We are a long way from the twelfth-century father of epistolary rhetoric Boncompagno da Signa, and further still from that immortal letter-writer, Paul of Tarsus. We are in the more modest daily lives of our great-grandfathers, grandfathers or even our fathers as the case may be. Our handbook has something for everybody, the stationer, the railway company; and if you should chance to be the Queen of England at a loss how to frame a letter to the President of the
United States, this is what you write:
Buckingham Palace,
22nd June 1860.
My good Friend,
I have been much gratified at the feelings which prompted you to write to me, inviting the Prince of Wales to come to Washington. He intends to return from Canada through the United States, and it will give him great pleasure to have an opportunity of testifying to you in person that these feelings are fully reciprocated by him.
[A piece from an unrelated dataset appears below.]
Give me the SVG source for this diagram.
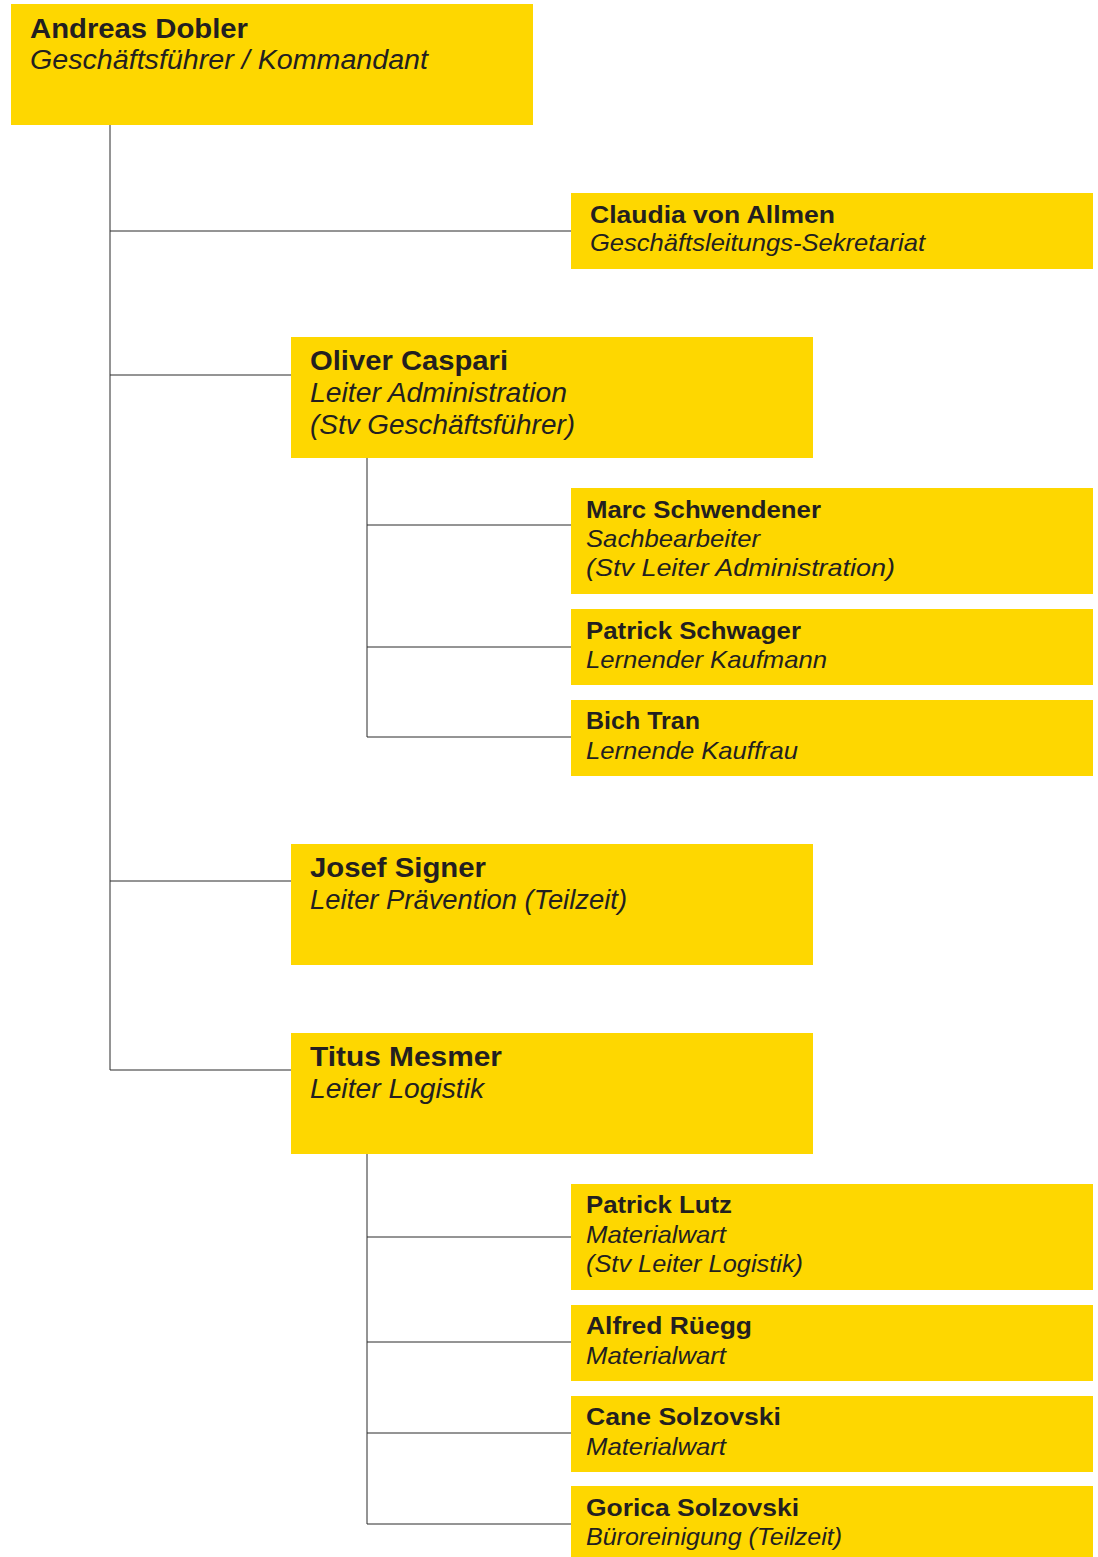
<svg xmlns="http://www.w3.org/2000/svg" width="1098" height="1557" viewBox="0 0 1098 1557">
<style>
.box{fill:#FED700}
.n{font-family:"Liberation Sans",Arial,sans-serif;font-weight:bold;fill:#231f20}
.r{font-family:"Liberation Sans",Arial,sans-serif;font-style:italic;fill:#231f20}
.L .n{font-size:28px}
.L .r{font-size:27px}
.S .n,.S .r{font-size:24px}
.c{stroke:#2a2a2a;stroke-width:1;fill:none}
</style>
<rect width="1098" height="1557" fill="#fff"/>
<g id="connectors" class="c">
<path d="M110 125V1070H291M110 231H571M110 375H291M110 881H291"/>
<path d="M367 458V737H571M367 525H571M367 647H571"/>
<path d="M367 1154V1524H571M367 1237H571M367 1342H571M367 1433H571"/>
</g>
<g id="andreas" class="L"><rect class="box" x="11" y="4" width="522" height="121"/>
<text class="n" x="30" y="38" textLength="218" lengthAdjust="spacingAndGlyphs">Andreas Dobler</text><text class="r" x="30" y="69" textLength="398" lengthAdjust="spacingAndGlyphs">Geschäftsführer / Kommandant</text></g>
<g id="claudia" class="S"><rect class="box" x="571" y="193" width="522" height="76"/>
<text class="n" x="590" y="223" textLength="245" lengthAdjust="spacingAndGlyphs">Claudia von Allmen</text><text class="r" x="590" y="251" textLength="335" lengthAdjust="spacingAndGlyphs">Geschäftsleitungs-Sekretariat</text></g>
<g id="oliver" class="L"><rect class="box" x="291" y="337" width="522" height="121"/>
<text class="n" x="310" y="370" textLength="198" lengthAdjust="spacingAndGlyphs">Oliver Caspari</text><text class="r" x="310" y="402" textLength="257" lengthAdjust="spacingAndGlyphs">Leiter Administration</text><text class="r" x="310" y="434" textLength="265" lengthAdjust="spacingAndGlyphs">(Stv Geschäftsführer)</text></g>
<g id="marc" class="S"><rect class="box" x="571" y="488" width="522" height="106"/>
<text class="n" x="586" y="518" textLength="235" lengthAdjust="spacingAndGlyphs">Marc Schwendener</text><text class="r" x="586" y="547" textLength="174" lengthAdjust="spacingAndGlyphs">Sachbearbeiter</text><text class="r" x="586" y="576" textLength="309" lengthAdjust="spacingAndGlyphs">(Stv Leiter Administration)</text></g>
<g id="schwager" class="S"><rect class="box" x="571" y="609" width="522" height="76"/>
<text class="n" x="586" y="639" textLength="215" lengthAdjust="spacingAndGlyphs">Patrick Schwager</text><text class="r" x="586" y="668" textLength="241" lengthAdjust="spacingAndGlyphs">Lernender Kaufmann</text></g>
<g id="bich" class="S"><rect class="box" x="571" y="700" width="522" height="76"/>
<text class="n" x="586" y="729" textLength="114" lengthAdjust="spacingAndGlyphs">Bich Tran</text><text class="r" x="586" y="759" textLength="212" lengthAdjust="spacingAndGlyphs">Lernende Kauffrau</text></g>
<g id="josef" class="L"><rect class="box" x="291" y="844" width="522" height="121"/>
<text class="n" x="310" y="877" textLength="176" lengthAdjust="spacingAndGlyphs">Josef Signer</text><text class="r" x="310" y="909" textLength="317" lengthAdjust="spacingAndGlyphs">Leiter Prävention (Teilzeit)</text></g>
<g id="titus" class="L"><rect class="box" x="291" y="1033" width="522" height="121"/>
<text class="n" x="310" y="1066" textLength="192" lengthAdjust="spacingAndGlyphs">Titus Mesmer</text><text class="r" x="310" y="1098" textLength="174" lengthAdjust="spacingAndGlyphs">Leiter Logistik</text></g>
<g id="lutz" class="S"><rect class="box" x="571" y="1184" width="522" height="106"/>
<text class="n" x="586" y="1213" textLength="146" lengthAdjust="spacingAndGlyphs">Patrick Lutz</text><text class="r" x="586" y="1243" textLength="140" lengthAdjust="spacingAndGlyphs">Materialwart</text><text class="r" x="586" y="1272" textLength="217" lengthAdjust="spacingAndGlyphs">(Stv Leiter Logistik)</text></g>
<g id="ruegg" class="S"><rect class="box" x="571" y="1305" width="522" height="76"/>
<text class="n" x="586" y="1334" textLength="166" lengthAdjust="spacingAndGlyphs">Alfred Rüegg</text><text class="r" x="586" y="1364" textLength="140" lengthAdjust="spacingAndGlyphs">Materialwart</text></g>
<g id="cane" class="S"><rect class="box" x="571" y="1396" width="522" height="76"/>
<text class="n" x="586" y="1425" textLength="195" lengthAdjust="spacingAndGlyphs">Cane Solzovski</text><text class="r" x="586" y="1455" textLength="140" lengthAdjust="spacingAndGlyphs">Materialwart</text></g>
<g id="gorica" class="S"><rect class="box" x="571" y="1486" width="522" height="71"/>
<text class="n" x="586" y="1516" textLength="213" lengthAdjust="spacingAndGlyphs">Gorica Solzovski</text><text class="r" x="586" y="1545" textLength="256" lengthAdjust="spacingAndGlyphs">Büroreinigung (Teilzeit)</text></g>
</svg>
He will thus be able, at the same time, to remark the respect which he entertains for the Chief Magistrate of a great and friendly State and kindred nation.
The Prince of Wales will drop all Royal State on leaving my dominions, and travel under the name of Lord Renfrew, as he has done when travelling on the Continent of Europe.
The Prince Consort wishes to be kindly remembered to you.
I remain ever, your good friend
Victoria R.
[1990]
Our Dearest Emma
Emma Hamilton’s rapid progress from scullery maid to wife of the British Ambassador at the Court of Naples, and thence to everlasting notoriety as Nelson’s mistress, is transformed by Miss Prole into a tale which might have been more pertinently named ‘Forever Emma’.
Her one true love, we are told, was Charles Greville, a worthless pervert who later sold her to his uncle, Sir William Hamilton; and Miss Prole is hard put to it to prove Emma’s fidelity to his image, throughout her voluptuous career. Greville, in fact, seems to have been no less deceived than the reader will be.